Proving logical equivalences I've been stuck on this one problem for a couple of days now with no clue on how to complete it. I need to prove the following logical equivalence:

$$\neg((\neg q \wedge \neg p) \vee (r \wedge q) \vee (r \wedge \neg p)) = (\neg q \rightarrow \neg p) \rightarrow \neg(q \rightarrow r).$$

If anyone could shed some light on this matter, please..
 A: The main rules that should help you here are as follows:
$$p \implies q = (\neg p \vee q)$$
$$\neg(p \wedge q) = (\neg p \vee \neg q)$$
$$(p \vee q) \wedge r = (p \wedge r) \vee (q \wedge r)$$
$$(p \wedge q) \vee r = (p \vee r) \wedge (q \vee r)$$
Then, using these rules, the following holds:
\begin{align}
(\neg q \Rightarrow \neg p) \Rightarrow \neg(q \Rightarrow r) &=(\neg(\neg q) \vee \neg p) \Rightarrow \neg(\neg q \vee r). &\text{[By rule 1]}\\
&= (q \vee \neg p) \Rightarrow \neg(\neg q \vee r) &\text{[Double negation]}\\
&= (\neg(q \vee \neg p) \vee \neg(\neg q \vee r)) &\text{[By rule 1]}\\
&= \neg((q \vee \neg p) \wedge (\neg q \vee r)) &\text{[By rule 2]}\\
&= \neg(((q \vee \neg p) \wedge \neg q) \vee ((q \vee \neg p) \wedge r)) &\text{[By rule 3]}\\
&= \neg((q \wedge \neg q)\vee (\neg p \wedge \neg q) \vee (q \wedge r) \vee (\neg p \wedge r)) &\text{[By rule 4]}\\
&= \neg((\neg p \wedge \neg q) \vee (q \wedge r) \vee (\neg p \wedge r)) &\text{[As q and not q is false.]}
\end{align}
A: One way is to write out the whole truth table. Here's another.
Expand the right side, using $A \rightarrow B \equiv \lnot A \vee B$.

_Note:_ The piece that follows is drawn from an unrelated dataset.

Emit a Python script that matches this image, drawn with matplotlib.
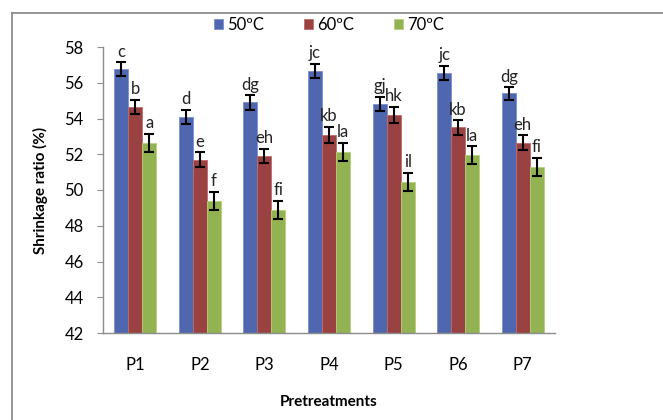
import numpy as np
import matplotlib.pyplot as plt
from matplotlib.lines import Line2D

plt.rcParams['font.family'] = ['Lato', 'DejaVu Sans']

# Data
categories = ['P1', 'P2', 'P3', 'P4', 'P5', 'P6', 'P7']
series_names = ['50ºC', '60ºC', '70ºC']
t50 = [56.75, 54.1, 54.9, 56.65, 54.8, 56.55, 55.4]
t60 = [54.65, 51.7, 51.9, 53.1, 54.2, 53.5, 52.65]
t70 = [52.65, 49.4, 48.9, 52.15, 50.45, 51.95, 51.3]
err50 = [0.4, 0.4, 0.4, 0.4, 0.4, 0.4, 0.35]
err60 = [0.4, 0.4, 0.4, 0.45, 0.45, 0.4, 0.4]
err70 = [0.5, 0.5, 0.5, 0.5, 0.5, 0.5, 0.5]
lab50 = ['c', 'd', 'dg', 'jc', 'gj', 'jc', 'dg']
lab60 = ['b', 'e', 'eh', 'kb', 'hk', 'kb', 'eh']
lab70 = ['a', 'f', 'fi', 'la', 'il', 'la', 'fi']

colors = ['#4F67AE', '#9A4141', '#93B252']
edges = ['#7A8FD0', '#C06A6A', '#B3D07A']

fig = plt.figure(figsize=(6.63, 4.2), dpi=100)
ax = fig.add_axes([103 / 663, 1 - 333 / 420, (555 - 103) / 663, (333 - 47) / 420])

# outer chart frame, cut off at right and bottom like the source
fx = 12 / 663
fy = 1 - 13 / 420
fig.add_artist(Line2D([fx, 1.0], [fy, fy], transform=fig.transFigure,
                      color='#8C8C8C', linewidth=1.3))
fig.add_artist(Line2D([fx, fx], [0.0, fy], transform=fig.transFigure,
                      color='#8C8C8C', linewidth=1.3))

x = np.arange(len(categories))
w = 0.217
vals = [t50, t60, t70]
errs = [err50, err60, err70]
labs = [lab50, lab60, lab70]

for i in range(3):
    pos = x + (i - 1) * w
    ax.bar(pos, np.array(vals[i]) - 42, w, bottom=42, color=colors[i],
           edgecolor=edges[i], linewidth=0.6, label=series_names[i], zorder=2)
    ax.errorbar(pos, vals[i], yerr=errs[i], fmt='none', ecolor='black',
                elinewidth=1.5, capsize=3.5, capthick=1.5, zorder=3)
    for p, v, e, t in zip(pos, vals[i], errs[i], labs[i]):
        ax.text(p, v + e + 0.15, t, ha='center', va='bottom', fontsize=12,
                color='#222222')

ax.set_xlim(-0.5, len(categories) - 0.5)
ax.set_ylim(42, 58)
ax.set_yticks(np.arange(42, 59, 2))
ax.set_xticks(x)
ax.set_xticklabels(categories)
ax.tick_params(axis='y', length=4, color='#8C8C8C', labelsize=12, pad=10)
ax.tick_params(axis='x', length=0, labelsize=12, pad=17)

for s in ['top', 'right']:
    ax.spines[s].set_visible(False)
for s in ['left', 'bottom']:
    ax.spines[s].set_color('#8C8C8C')
    ax.spines[s].set_linewidth(1.0)

ax.set_ylabel('Shrinkage ratio (%)', fontsize=11, fontweight='bold', labelpad=12)
ax.set_xlabel('Pretreatments', fontsize=11, fontweight='bold', labelpad=16)

leg = ax.legend(loc='center', bbox_to_anchor=(0.5, 1 + 22 / 286), ncol=3,
                frameon=False, fontsize=12, handlelength=0.55, handleheight=0.55,
                handletextpad=0.25, columnspacing=2.4)

plt.savefig('out.png', dpi=100)
plt.close()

$$(\lnot Q \rightarrow \lnot P) \rightarrow \lnot(Q \rightarrow R)$$
$$(Q \vee \lnot P) \rightarrow \lnot(\lnot Q \vee R)$$
$$\lnot (Q \vee \lnot P) \vee \lnot(\lnot Q \vee R)$$
$$(\lnot Q \wedge P) \vee (Q \wedge \lnot R)$$
Distribute the OR across the ANDs:
$$(\lnot Q \vee (Q \wedge \lnot R)) \wedge (P \vee (Q \wedge \lnot R))$$
$$(\lnot Q \vee Q) \wedge (\lnot Q \vee \lnot R) \wedge (P \vee Q) \wedge (P \vee \lnot R)$$
$$(\lnot Q \vee \lnot R) \wedge (P \vee Q) \wedge (P \vee \lnot R)$$
Use De Morgan's laws a bunch of times: $\lnot(A \vee B) \equiv \lnot A \wedge \lnot B$ and $\lnot(A \wedge B) \equiv \lnot A \vee \lnot B$.
$$\lnot \lnot [(\lnot Q \vee \lnot R) \wedge (P \vee Q) \wedge (P \vee \lnot R)]$$
$$\lnot [\lnot (\lnot Q \vee \lnot R) \vee \lnot (P \vee Q) \vee \lnot (P \vee \lnot R)]$$
$$\lnot [(Q \wedge R) \vee (\lnot P \wedge \lnot Q) \vee (\lnot P \wedge R)]$$
$$\lnot [(Q \wedge R) \vee (\lnot P \wedge \lnot Q) \vee (\lnot P \wedge R)]$$
Which, with some switching of operands, is the left side.
A: Start with the right hand side, and rewrite it piece by piece. It is $(\neg A)\vee B$ where $A=q\vee\neg p$ and $B=\neg(\neg q\vee r)=q\wedge\neg r$. Then $\neg A=\neg q\wedge p$, so the right hand side is$$(\neg q\wedge p)\vee(q\wedge\neg r)=(\neg q\vee\neg r)\wedge(p\vee q)\wedge(p\vee\neg r)$$ Its double-negation is $$\neg((q\wedge r)\vee(\neg p\wedge\neg q)\vee(\neg p\wedge r))$$ After a rearrangement, we get the left hand side.